Davis was on the brink of making a painful exit from the Betfred.com World Championship, trailing 12-4 to the man who has made a cruel habit of humiliating him on his favourite stage. Robertson looked set to go through with a session to spare but still needs one more frame after Davis took the last two of the evening to postpone what is surely an inevitable defeat.
The 52-year-old Davis brought this tournament to life and won himself a new generation of supporters with his remarkable second-round victory against defending champion John Higgins. It was tempting, and romantic, to believe amid the euphoria and the scale of his achievement that Davis might have rediscovered the form to take him all the way to the final, 21 years after the last of his six world titles.
But Davis warned he would be taking each ball and each frame as they came, rather than looking further ahead. And in Robertson he met an Australian who potted ball after ball, winning frame after frame.
The 28-year-old from Melbourne showed Davis no mercy in the first round last year and repeated the treatment. Davis gave another sell-out Crucible crowd a classic century to savour in the evening session, an immaculate 128, but that was out of keeping with the flow of the match.
Robertson raced into a 7-1 lead in the morning session and converted that into his emphatic overnight lead. The evening interval score of 10-2 had a familiar look, given that Robertson crushed Davis by the same margin 12 months ago.
The opportunity was there for Robertson to earn himself an unexpected day off, and that seemed likely when he edged their first frame back and then made it 12-2 with a sparkling 92 break.
Davis won the next frame on the black with a gutsy 32 clearance, and then crept over the line in the next, eventually potting the pink after a safety battle. Robertson has every chance of becoming the first man from outside the British Isles to land the world title since Canada's Cliff Thorburn in 1980.

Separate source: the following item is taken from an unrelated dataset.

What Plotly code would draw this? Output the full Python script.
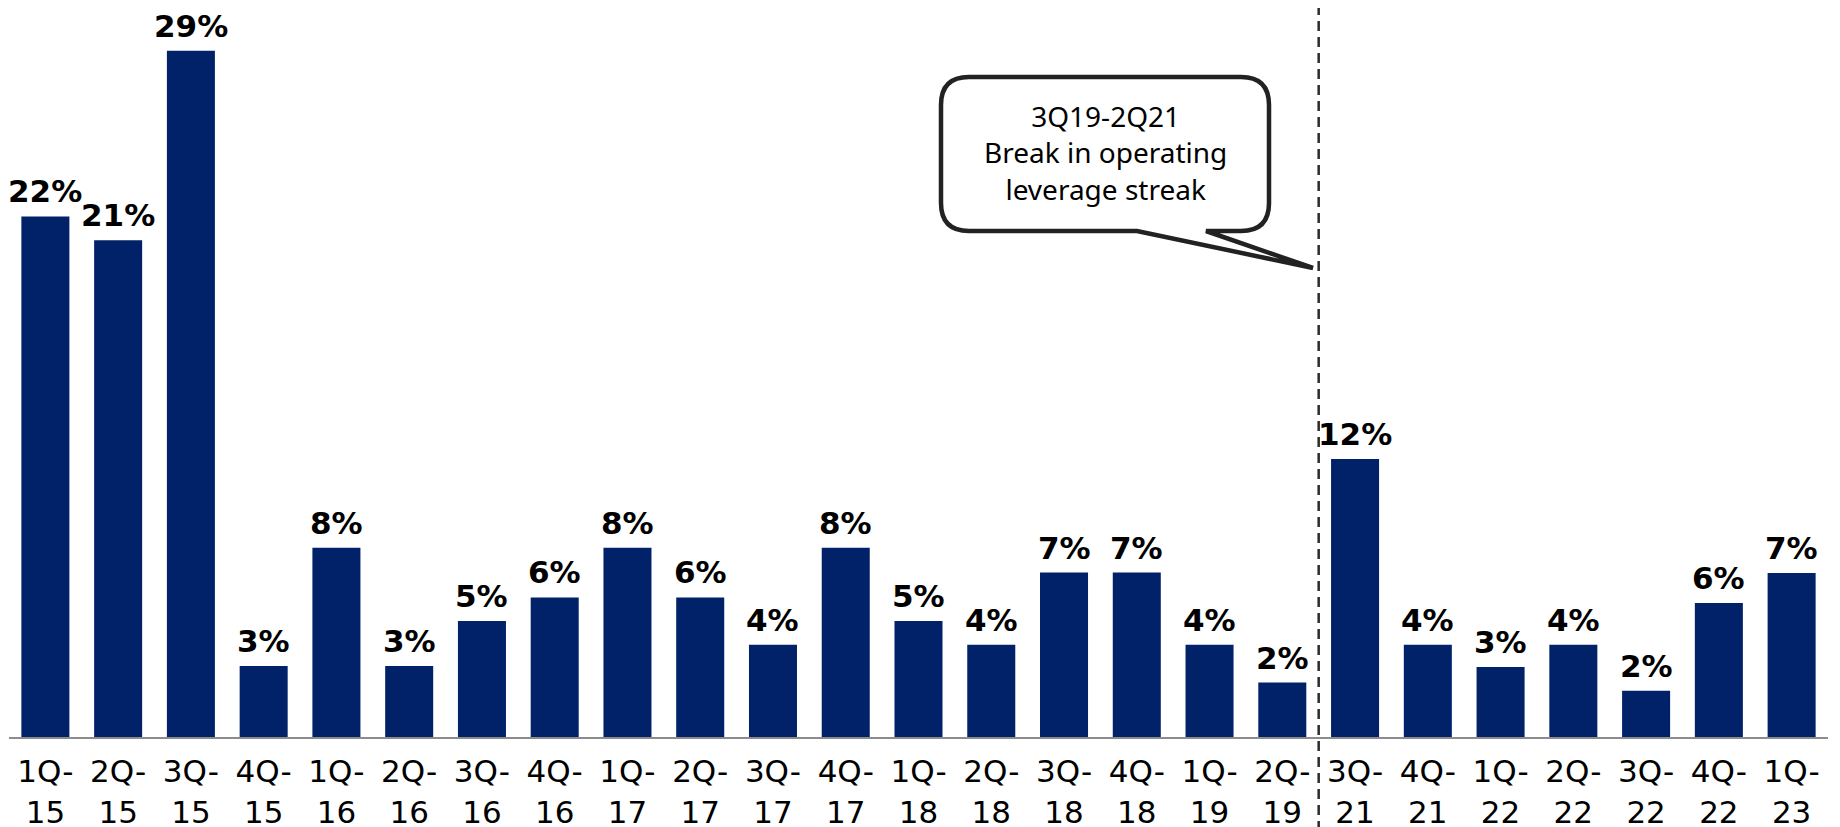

Scotland's Graeme Dott fought back to move on to level terms with Northern Ireland's Mark Allen at 8-8. Allen had led 4-0 and 5-3 after a break of 100 in the eighth frame. But 2006 champion Dott had runs of 74, 116, 85 and 67 in the second session of a match, which concludes this morning.
Earlier, Mark Selby had let Ronnie O'Sullivan off the hook as an intriguing first session finished all square at 4-4.
At one stage in frame three O'Sullivan sat in the front row with journalists while Selby played a shot, to the amusement of the audience, and then he left his seat to watch events on the other table for several minutes, peering around the curtain to check on Ali Carter and Shaun Murphy.
The match O'Sullivan was taking an interest in showed a 5-3 lead for Murphy after the opening session.